Died roaring of course, but certainly a head-turner in her time.
Then there's Betty Blue. "The St Veronica of VaVa Voom" as one critic christened her. Volcanic, insatiable Betty with her gap-toothed pout and tiny skirts, never so sexy as when she was torching beach huts and maiming the customers in the pizzeria where she worked. Her impetuousness turned to mania and it all ended in tears, but not before Beatrice Dalle inspired a generation of teenage film students with lust or envy, depending on whether you were a boy or a girl when the movie came out in 1986.
And who can forget the tightly buttoned elegance of Catherine Deneuve's beautiful, neurotic Severine in Belle De Jour?
These characters and the women who played them have rightly taken their places in the pantheon of fashion icons. Betty in the bathroom with her smeared lipstick and home-shorn hair. Severine, off to the brothel in her impeccable trenchcoat. Complex women, damaged women, their style and their status as bywords for style in our culture are intrinsically linked to their fragile mental states.
It wasn't just the French who got it either. Hitchcock was quick to cotton on to what audiences like to see. "Torture the women" he said, taking the quote from the playwright Sardou.
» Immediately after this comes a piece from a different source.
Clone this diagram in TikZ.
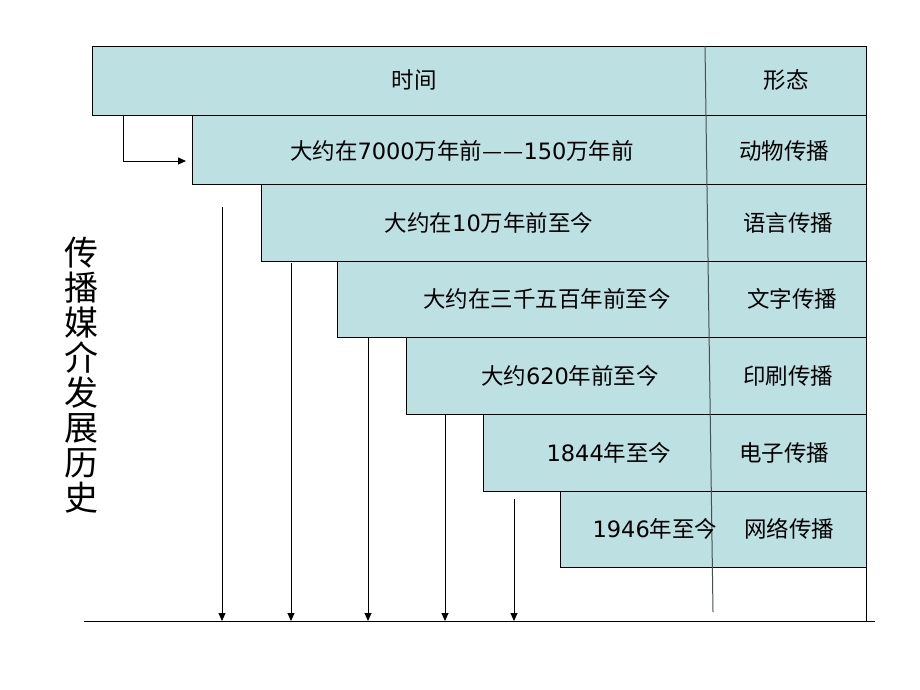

It was a maxim he adhered to rigidly, both in his plots and in real life. Marion Crane in Psycho, Melanie Daniels in The Birds, Marnie Edgar in Marnie, all of these female characters were distingushed as much by their mental quirks, their indiscretions, their sexual compulsions as they were by their icy blonde beauty and impeccable outfits. The actresses who played them, Janet Leigh and Tippi Hedren, owe their current status as style icons to their time as "Hitch's girls".
There is a compelling attraction in the sight of watching beauty suffer.
Unpalatable as it may be, we cannot tear ourselves away from the fascination of degeneration, whether of the body, or the mind, especially when it happens right before our eyes. How else to explain our current fetishisation of Winehouse in her ever-deteriorating state as the ravages of her drug addiction set in?
Seeing her staggering through the front pages now, drunk and disoriented, her skin raddled from impetigo and the scars of self-harm, I like to think that wasn't what inspired Lagerfeld when he sent his models down the runway in their Amy-inspired beehives. I like to think he was celebrating the originality, the singularity of Winehouse, with her raw talent and bullshit-free persona.
And it makes sense for Lagerfeld, a designer with a mania for the new, the next, the future tense, to see what a special and rare thing she is in a world where our individual style comes pre-packaged and ready-to-wear.
The question now is, as the headlines get louder and the stories more shocking and the liquid eyeliner pens fly out the door, how big an appetite do we have for her madness, for her degeneration, her suffering?
A pretty much insatiable one, if the enduring popularity of Hitchcock films is anything to go by.
Tortured women will never go out of fashion.